Even the briefest exploration of books written for pre- and post-retirees finds an exhortation to continue working even after reaching retirement age. The benefits are noteworthy: feelings of productivity and achievement, obtaining social support from colleagues, intellectual stimulation, and maybe even physical exercise. These books inform us that reduced hours, transitioning to a less stressful job, becoming an entrepreneur, or even beginning a second (or third) career are viable options. A 2014 study of retirement practices in the United States and Europe echoes these conclusions; older voluntary workers reported more well-being than those who were retired (Nikolova and Graham, 2014). However, there was a noteworthy exception; these findings did not hold true for those who were involuntarily employed, a growing population around the world. There is now even a name for this status is the psychology literature: involuntary delayed retirement (IDR).
Financial insecurities restrict many older employees’ ability to leave the labor market even when facing serious health issues or adverse working conditions. One early study (Benjamin, Pransky & Savageau, 2008) found that older workers unable to leave their jobs faced increased risk of work-related injuries and exacerbation of chronic illness. Taylor (2019) also cautioned that continued labor market involvement by older people comes with health risks. More recently, an Economic Policy Institute study (2023) found that significant shares of older workers ages 50–70 experience difficult working conditions. These include environmental hazards (54.2%), difficult schedules (53.7%), high-pressure jobs (46.1%), limited autonomy (45.9%), and adverse social interactions (14.1%). Strikingly, 50.3% of older workers engage in at least one physical activity that can lead to injury. These include carrying or moving heavy loads, lifting or moving people, or working in tiring or painful positions at least a quarter of the time.
Augmenting the above findings is a recent spate of research articles examining the mental health consequences of IDR. Raihan, Chowdhury, Chowdhury, & Turin (2024) found it associated with anxiety, depression, and anger. Amilon, Larsen & Siren (2025) concluded that feeling trapped in one’s job as an older adult exacerbates pre-existing mental health problems and is particularly detrimental to those already in poor health. Guan, Wang, Ma, & Luo (2025) determined that IDR can lead to negative emotions, fatigue, and a sense of powerlessness. These same researchers found that many older employees complain IDR interferes with preferred activities, particularly spending time with grandchildren.
I am sure that many readers of this blog post are anticipating (maybe dreading?) IDR as part of their older adult years, or are already involuntarily employed after reaching retirement age. What are some suggestions? Recommendations target three domains.
First, societal-level change must occur. We are learning to modify retirement expectations in real time. According to Macnicol (2015), “The key issue that has emerged in recent years and remains unresolved is: how we can reconcile, on the one hand, the right to retirement for those who wish to retire and need to retire when aged in their sixties (notably, manual workers, those in repetitive, boring or stressful jobs, those with poor health, those with caring responsibilities […] with, on the other hand, the right to work later in life for those who wish to do so and need to do so…” (p. 210). Similarly, Phillipson (2019) stresses, “[R]etirement has been undermined in the 21st century through anxieties about ageing populations combined with financial insecurities (p. 245). It is time, he recommends, to be “re-thinking the idea of the ‘older worker'” at a societal level. In general, policymakers should consider methods of helping older adults maintain positive mental and physical health if they are required to work past retirement age.

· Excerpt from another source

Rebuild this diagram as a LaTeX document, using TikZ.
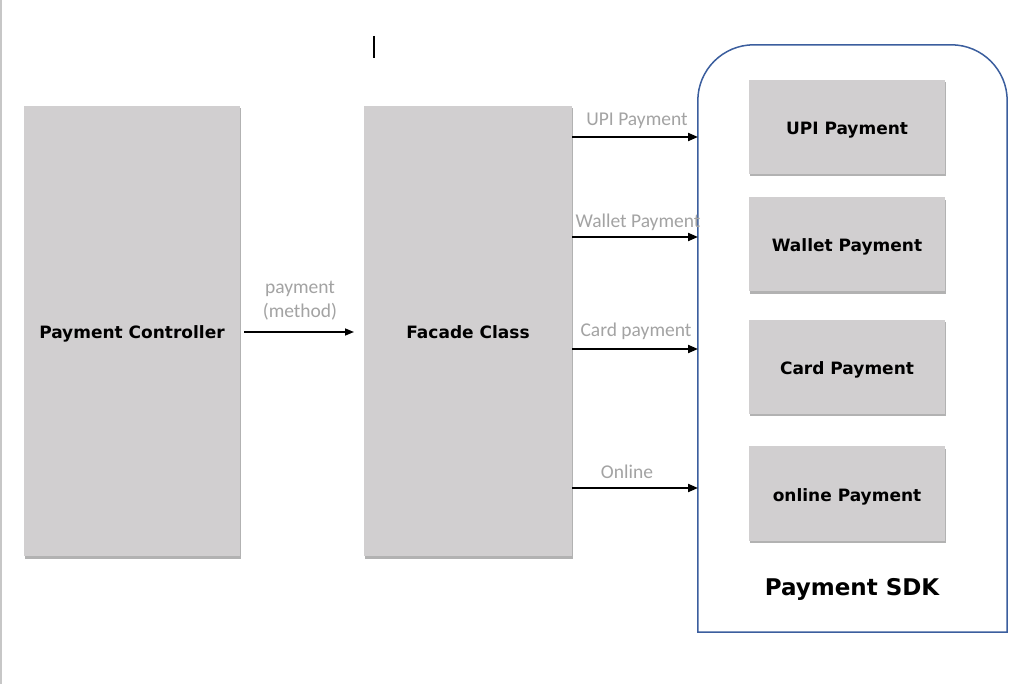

Second, we must support change at an organizational/employer level. Both AARP and the American Society on Aging acknowledge that many older adults are financially insecure and will need to continue working past their official retirement age; these two organizations are leading the call for age-friendly workplaces. The Age Friendly Institute even offers a certification program identifying organizations committed to being the best places to work for employees aged 50 and over. The availability of a positive work culture, supportive supervisors and coworkers, flexible work schedules, and accommodations preparedness goes a long way towards reducing the stressors impacting older workers. As quoted in the aforementioned Guan et al. (2025) article, “Delayed retirement should not merely be about extending years of employment, but rather about promoting older adults’ professional value and subjective wellbeing” (p. 9).
Finally, at the individual level those facing IDR can: (1) engage in preventative care to reduce incidence or severity of health problems; (2) talk to workplace supervisors about modifications and accommodations; (3) develop a realistic financial plan by collaborating with retirement and financial planning specialists; (4) make use of existing support systems, including seeking out professional guidance if mental health repercussions of IDR are occurring (or exacerbating existing issues); and (5) know one’s legal rights as an older worker.
In conclusion, many individuals reaching retirement age voluntarily remain employed, and this tends to support their general well-being. However, a large number of older adults will be unable to leave jobs that are physically taxing and risky to their health, and this is increasingly recognized as being potentially detrimental to well-being, particularly at the physical and psychological levels.